Christie signing her official Affiliate commitment

    During the Liturgy of the Hours for the mid-morning hour our Passionist Oblate Affiliate Christie made her first year commitment. Congratulations and thanks be to God!

     After a festive dinner the nuns were treated to a Pentecost game (actually a belated Easter game!) prepared by Sisters Mary Veronica, Mary Andrea and postulant Shannon.

Shannon explains the rules of the game

    Does Shannon seem a little lighter on her feet here? Perhaps that is because she has been accepted to be vested in the holy habit and receive her new Passionist name - Praise God! Also, thanks so much for your prayers for Sharon. We all discerned this life was not God’s calling for her. We are all grateful for the prayers you offer on behalf of all the women discerning Passionist life. Please keep it up!

 This is one of those nuns who disappears at the sight of a camera!

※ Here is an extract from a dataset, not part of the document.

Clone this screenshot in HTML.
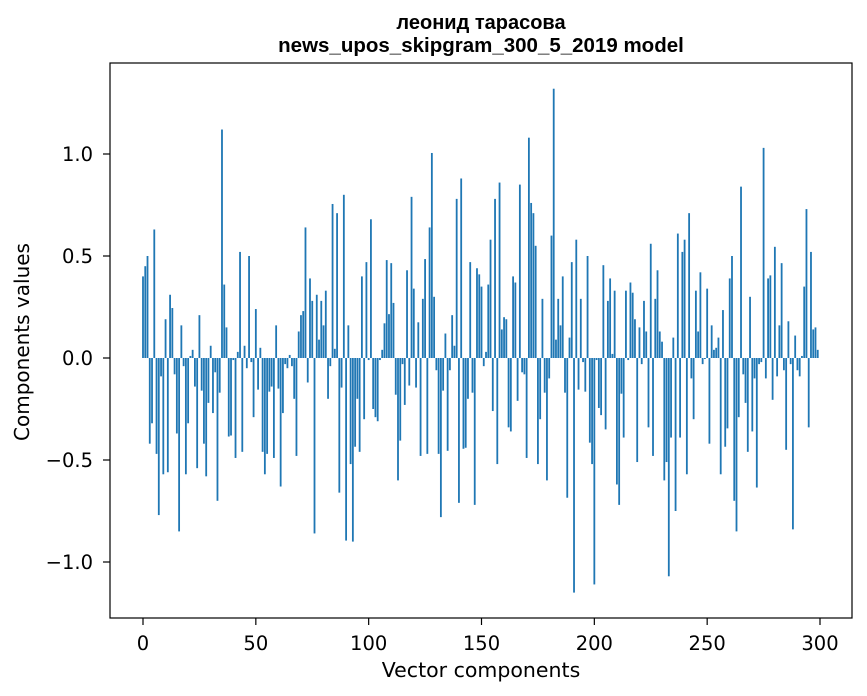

      Tomorrow we plunge into “Ordinary Time”. Why so quickly after Pentecost? – the very next day? Because our Holy Mother Church is telling us it is “ordinary” to be filled with the Holy Spirit – all the time – in the ordinary events of daily life!!!  Alleluia!

 

Part of the community enjoying the beautiful day…

and Danny too!

   

 ”Joy is the echo of the Holy Spirit”

~ Blessed Dom Marmion

Spirit of Love!

May 7th, 2008

Passionist Pentecost

     As we await the coming of the Holy Spirit I wanted to share this icon with you. Isn’t it marvelous? I would love to be able to view it in person. It must be quite large. The original is in the Passionist Nuns monastery in Gornate Olona, Italy. It was written by the Rumenian artist Aurel Jonescu.

     St. Paul of the Cross wrote MANY letters of spiritual direction. Here is a stirring excerpt of a letter to Mariana Alvarez – a lay woman, married and with children.

     I would like you to make this novena as did the apostles who…with Mary and the other holy men and women…returned to the cenacle and never ceased praying and inviting the Divine Spirit to descend into their hearts to set them on fire with his love. That is what I want you to do….prayer is to be made not in our way, but in God’s way. Lose yourself in God, keep yourself recollected.

     With your hands joined and your eyes to heaven say: ‘O Holy Spirit, Love of the Father and the Son, inflame me entirely with love…O Spirit of infinite light, infinite sweetness, come into my heart! Come, O Infinite Good! Come, Immense Love! Come, true and only God, into this poor penitent heart! Come, my Love! Come, my Sweetness, O my Light, my Happiness, O my Treasure, O my Riches, O my True Good, O my only Hope, O my God, O my All. Come, for I languish for love. Come, for I can no longer bear not to love you. Come and set me on fire to the marrow of my bones.’

     …I ask you in making these acts to allow your spirit to be filled with peace and love. Make these acts gently and, if love causes you to be silent, be silent and continue with eyes raise high and, if you will, with arms spread wide, as long as you are alone.

     There are 3 days left of the Pentecost Novena. Let’s take Saint Paul of the Cross’ prayer and make it our own. May the Holy Spirit come upon us, our families and our beloved nation as never before!

Veni Sancte Spiritus! Veni Per Miriam!